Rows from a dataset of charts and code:

## Start

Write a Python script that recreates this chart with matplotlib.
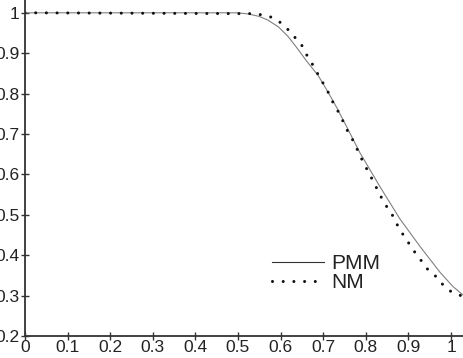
import matplotlib
matplotlib.use("Agg")
import matplotlib.pyplot as plt
from matplotlib import font_manager

# ---- data ----
pmm_x = [0.0, 0.50, 0.525, 0.55, 0.57, 0.595, 0.617, 0.637, 0.66, 0.688, 0.709,
         0.732, 0.756, 0.786, 0.833, 0.880, 0.927, 0.974, 1.005, 1.03]
pmm_y = [1.0, 1.0, 0.997, 0.991, 0.982, 0.965, 0.942, 0.915, 0.882, 0.845, 0.808,
         0.765, 0.716, 0.654, 0.570, 0.490, 0.422, 0.358, 0.322, 0.30]

nm_x = [0.0, 0.50, 0.527, 0.55, 0.576, 0.597, 0.616, 0.632, 0.649, 0.660, 0.674,
        0.686, 0.698, 0.710, 0.721, 0.733, 0.745, 0.756, 0.768, 0.778, 0.789,
        0.801, 0.813, 0.824, 0.836, 0.848, 0.862, 0.874, 0.888, 0.902, 0.916,
        0.932, 0.946, 0.965, 0.981, 1.000, 1.023]
nm_y = [1.0, 0.998, 0.998, 0.996, 0.990, 0.978, 0.960, 0.941, 0.921, 0.898, 0.874,
        0.851, 0.829, 0.807, 0.782, 0.760, 0.735, 0.710, 0.688, 0.666, 0.641,
        0.616, 0.592, 0.569, 0.544, 0.522, 0.500, 0.475, 0.450, 0.428, 0.406,
        0.384, 0.364, 0.347, 0.327, 0.310, 0.300]

x_ticks = [0, 0.1, 0.2, 0.3, 0.4, 0.5, 0.6, 0.7, 0.8, 0.9, 1.0]
x_tick_labels = ["0", "0.1", "0.2", "0.3", "0.4", "0.5", "0.6", "0.7", "0.8", "0.9", "1"]
y_ticks = [0.2, 0.3, 0.4, 0.5, 0.6, 0.7, 0.8, 0.9, 1.0]
y_tick_labels = ["0.2", "0.3", "0.4", "0.5", "0.6", "0.7", "0.8", "0.9", "1"]
series_labels = ["PMM", "NM"]

# ---- fonts ----
avail = {f.name for f in font_manager.fontManager.ttflist}
tick_font = "Liberation Sans Narrow" if "Liberation Sans Narrow" in avail else "Liberation Sans"
text_font = "Liberation Sans"

W, H = 463, 358
fig = plt.figure(figsize=(W / 100, H / 100), dpi=100)
left_px, bottom_px = 25, 336
ax = fig.add_axes([left_px / W, (H - bottom_px) / H, (W - left_px) / W, bottom_px / H])

ax.plot(pmm_x, pmm_y, color="#808080", lw=0.8, label=series_labels[0])
ax.plot(nm_x, nm_y, color="#111111", lw=2.2, linestyle=(0, (0.001, 3.5)),
        dash_capstyle="round", label=series_labels[1])

ax.set_xlim(0, (W - left_px) / 426.0)
ax.set_ylim(0.2, 0.2 + bottom_px / 404.0)

for s in ["top", "right"]:
    ax.spines[s].set_visible(False)
for s in ["left", "bottom"]:
    ax.spines[s].set_color("#333333")
    ax.spines[s].set_linewidth(1.3)

ax.set_xticks(x_ticks)
ax.set_xticklabels(x_tick_labels, fontfamily=tick_font, fontsize=12.5, color="#222222")
ax.set_yticks(y_ticks)
ax.set_yticklabels(y_tick_labels, fontfamily=tick_font, fontsize=12.5, color="#222222")
ax.tick_params(axis="both", direction="inout", length=6, width=1.0, color="#333333")
ax.tick_params(axis="x", pad=0)
ax.tick_params(axis="y", pad=1)

leg = ax.legend(loc="center left", bbox_to_anchor=(272 / W, 1 - 273 / H),
                bbox_transform=fig.transFigure, frameon=False,
                prop={"family": text_font, "size": 15},
                handlelength=2.5, handletextpad=0.35, labelspacing=0.0,
                borderpad=0, borderaxespad=0)
for t in leg.get_texts():
    t.set_color("#222222")
leg.get_lines()[0].set_color("#333333")

fig.savefig("out.png", dpi=100)
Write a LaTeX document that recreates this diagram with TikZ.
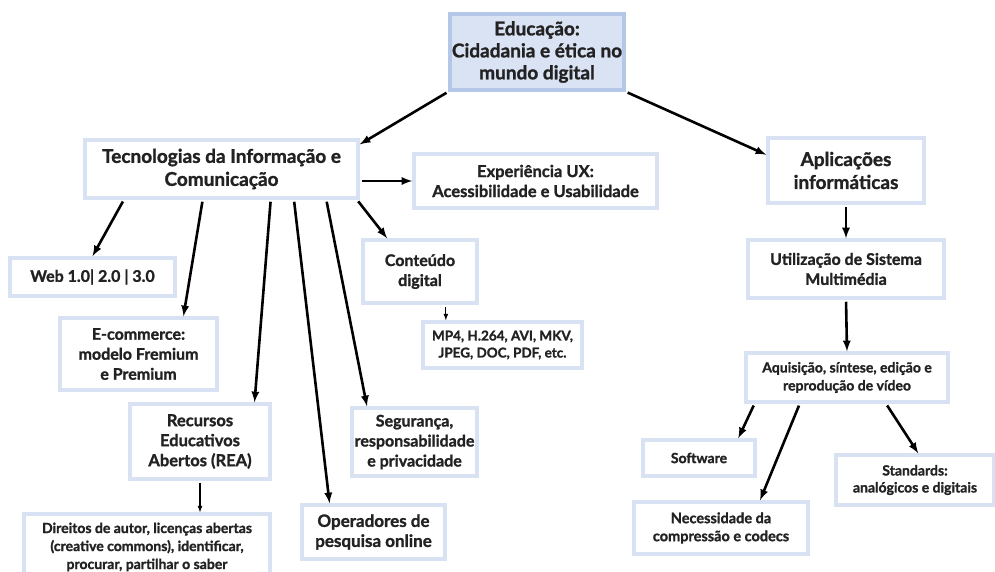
\documentclass[tikz,border=0pt]{standalone}
\usepackage{fontspec}
\setmainfont{Lato}[BoldFont={Lato Bold}, BoldFeatures={FakeBold=1.3}]
\usetikzlibrary{arrows,calc}

\definecolor{boxline}{HTML}{D9E2F3}
\definecolor{topline}{HTML}{B4C7E7}
\definecolor{topfill}{HTML}{DAE3F3}
\definecolor{ink}{HTML}{222222}
\newcommand{\fsz}[2]{\fontsize{#1pt}{#2pt}\selectfont\bfseries}

\begin{document}
\begin{tikzpicture}[x=1pt, y=-1pt,
  box/.style={draw=boxline, line width=3.5pt, fill=white, align=center, text=ink, inner sep=2pt},
  topbox/.style={box, draw=topline, fill=topfill},
  arr/.style={-latex, line width=2.6pt, shorten <=2pt},
  thinarr/.style={-latex, line width=1.2pt, shorten <=2pt}]
  \useasboundingbox (0,0) rectangle (995,572);

  % main branches
  \node[topbox, minimum width=170pt, minimum height=76pt, font=\fsz{19}{22}] (edu) at (537,52) {Educação:\\Cidadania e ética no\\mundo digital};
  \node[box, minimum width=273pt, minimum height=58pt, font=\fsz{19}{23}] (tic) at (221.5,169) {Tecnologias da Informação e\\Comunicação};
  \node[box, minimum width=156pt, minimum height=65pt, font=\fsz{19}{23}] (apl) at (846,170.5) {Aplicações\\informáticas};

  % TIC
  \node[box, minimum width=243pt, minimum height=54pt, font=\fsz{16.5}{20}] (ux) at (535.5,181) {Experiência UX:\\Acessibilidade e Usabilidade};
  \node[box, minimum width=165pt, minimum height=38pt, font=\fsz{16}{18}] (web) at (92.5,277) {Web 1.0| 2.0 | 3.0};
  \node[box, minimum width=114pt, minimum height=63pt, font=\fsz{16}{20}] (cont) at (420,271.5) {Conteúdo\\digital};
  \node[box, minimum width=159pt, minimum height=46pt, font=\fsz{13.5}{17}] (fmt) at (502.5,345) {MP4, H.264, AVI, MKV,\\JPEG, DOC, PDF, etc.};
  \node[box, minimum width=157pt, minimum height=72pt, font=\fsz{16}{20}] (ecom) at (138.5,354) {E-commerce:\\modelo Fremium\\e Premium};
  \node[box, minimum width=140pt, minimum height=75pt, font=\fsz{16.5}{20}] (rea) at (200,441.5) {Recursos\\Educativos\\Abertos (REA)};
  \node[box, minimum width=125pt, minimum height=68pt, font=\fsz{16}{20}] (seg) at (414.5,442) {Segurança,\\responsabilidade\\e privacidade};
  \node[box, minimum width=143pt, minimum height=54pt, font=\fsz{17}{20}] (oper) at (373.5,532) {Operadores de\\pesquisa online};
  \node[box, minimum width=246pt, minimum height=66pt, font=\fsz{14}{18}] (dir) at (147,547) {Direitos de autor, licenças abertas\\(creative commons), identificar,\\procurar, partilhar o saber};

  % aplicacoes
  \node[box, minimum width=196pt, minimum height=58pt, font=\fsz{16}{20}] (util) at (846,269) {Utilização de Sistema\\Multimédia};
  \node[box, minimum width=202pt, minimum height=49pt, font=\fsz{14}{18}] (aqu) at (847,377.5) {Aquisição, síntese, edição e\\reprodução de vídeo};
  \node[box, minimum width=112pt, minimum height=36pt, font=\fsz{14}{16}] (soft) at (699,458) {Software};
  \node[box, minimum width=158pt, minimum height=50pt, font=\fsz{14}{17}] (std) at (915,480) {Standards:\\analógicos e digitais};
  \node[box, minimum width=174pt, minimum height=52pt, font=\fsz{14.5}{18}] (nec) at (721,528) {Necessidade da\\compressão e codecs};

  \coordinate (contout) at ($(cont.south west)!0.72!(cont.south east)$);

  \path[arr]
  (edu.south west) edge ($(tic.north east)!0.1!(tic.south east)$)
  (edu.south east) edge ($(apl.north west)!0.27!(apl.south west)$)
  (tic.east |- ux.west) edge (ux.west)
  ($(tic.south west)!0.147!(tic.south east)$) edge (web.north)
  ($(tic.south west)!0.432!(tic.south east)$) edge ($(ecom.north west)!0.78!(ecom.north east)$)
  ($(tic.south west)!0.678!(tic.south east)$) edge ($(rea.north west)!0.88!(rea.north east)$)
  ($(tic.south west)!0.762!(tic.south east)$) edge ($(oper.north west)!0.2!(oper.north east)$)
  ($(tic.south west)!0.879!(tic.south east)$) edge ($(seg.north west)!0.13!(seg.north east)$)
  ($(tic.south west)!0.99!(tic.south east)$) edge ($(cont.north west)!0.22!(cont.north east)$)
  (apl.south) edge (util.north)
  (util.south) edge (aqu.north)
  ($(aqu.south west)!0.05!(aqu.south east)$) edge ($(soft.north west)!0.84!(soft.north east)$)
  ($(aqu.south west)!0.27!(aqu.south east)$) edge ($(nec.north west)!0.72!(nec.north east)$)
  ($(aqu.south west)!0.69!(aqu.south east)$) edge ($(std.north west)!0.52!(std.north east)$);
  \path[thinarr]
  (contout) edge (contout |- fmt.north)
  (rea.south) edge (rea.south |- dir.north);
\end{tikzpicture}
\end{document}
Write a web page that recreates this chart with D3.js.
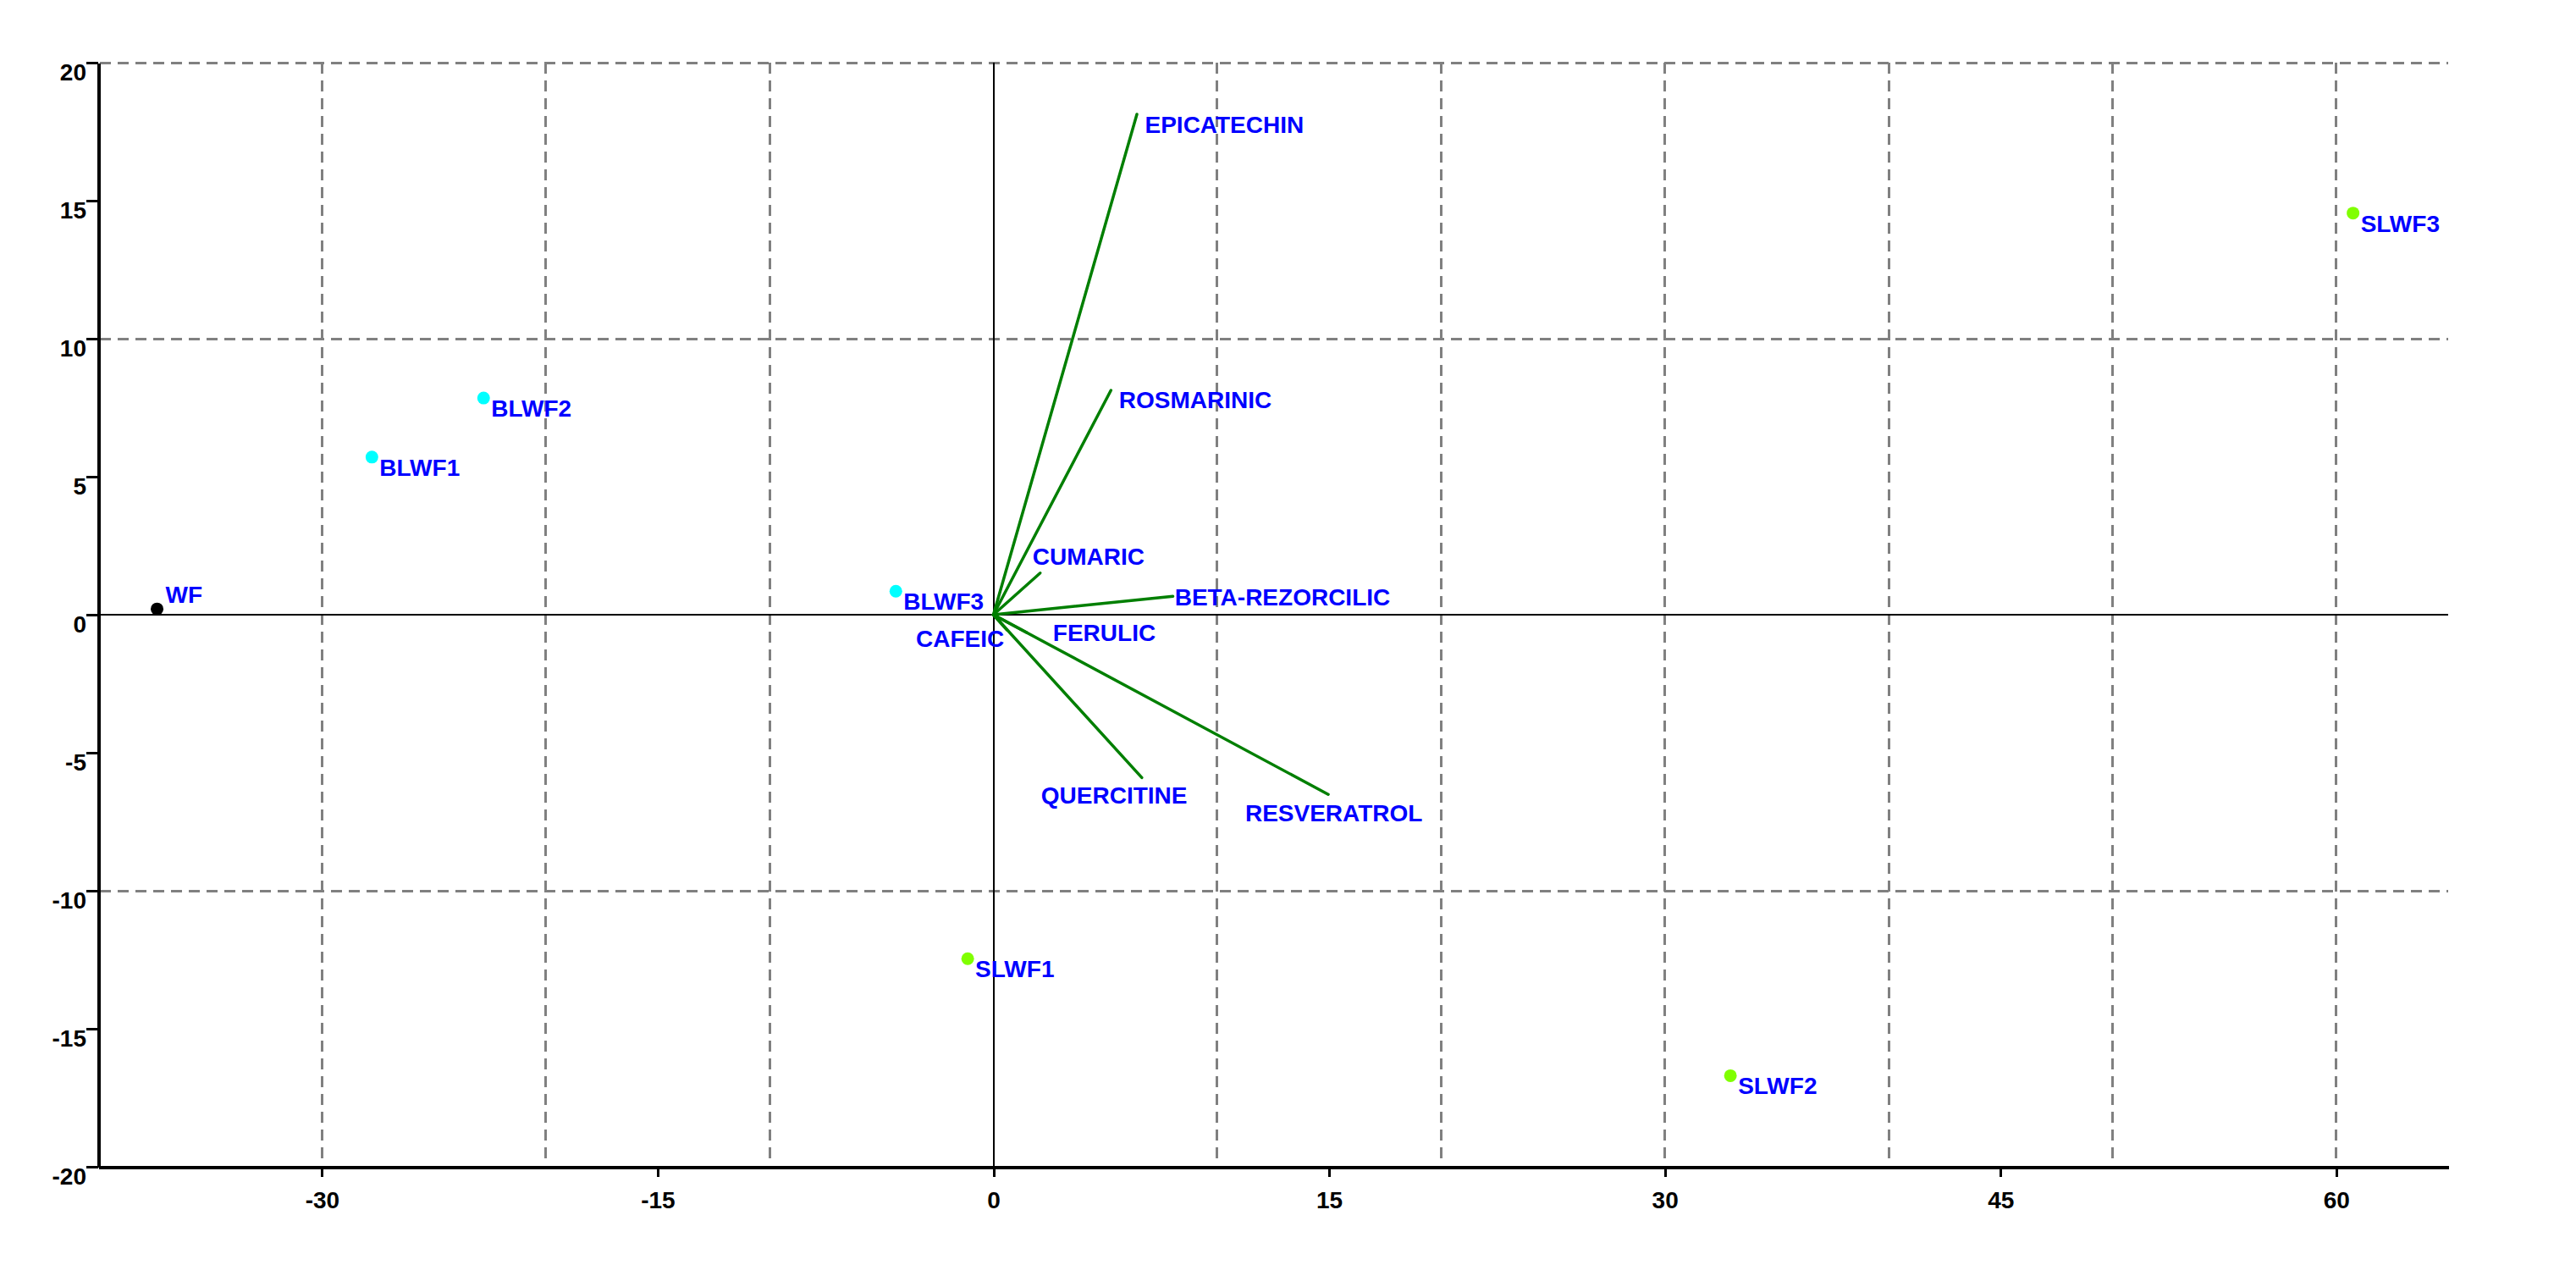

## End

Set task: Leave the pictures out and copy exactly the lines from the one with "Write a LaTeX" through the one with "minimum width=156pt, minimum", nothing more.

The reply:
Write a LaTeX document that recreates this diagram with TikZ.
\documentclass[tikz,border=0pt]{standalone}
\usepackage{fontspec}
\setmainfont{Lato}[BoldFont={Lato Bold}, BoldFeatures={FakeBold=1.3}]
\usetikzlibrary{arrows,calc}

\definecolor{boxline}{HTML}{D9E2F3}
\definecolor{topline}{HTML}{B4C7E7}
\definecolor{topfill}{HTML}{DAE3F3}
\definecolor{ink}{HTML}{222222}
\newcommand{\fsz}[2]{\fontsize{#1pt}{#2pt}\selectfont\bfseries}

\begin{document}
\begin{tikzpicture}[x=1pt, y=-1pt,
  box/.style={draw=boxline, line width=3.5pt, fill=white, align=center, text=ink, inner sep=2pt},
  topbox/.style={box, draw=topline, fill=topfill},
  arr/.style={-latex, line width=2.6pt, shorten <=2pt},
  thinarr/.style={-latex, line width=1.2pt, shorten <=2pt}]
  \useasboundingbox (0,0) rectangle (995,572);

  % main branches
  \node[topbox, minimum width=170pt, minimum height=76pt, font=\fsz{19}{22}] (edu) at (537,52) {Educação:\\Cidadania e ética no\\mundo digital};
  \node[box, minimum width=273pt, minimum height=58pt, font=\fsz{19}{23}] (tic) at (221.5,169) {Tecnologias da Informação e\\Comunicação};
  \node[box, minimum width=156pt, minimum height=65pt, font=\fsz{19}{23}] (apl) at (846,170.5) {Aplicações\\informáticas};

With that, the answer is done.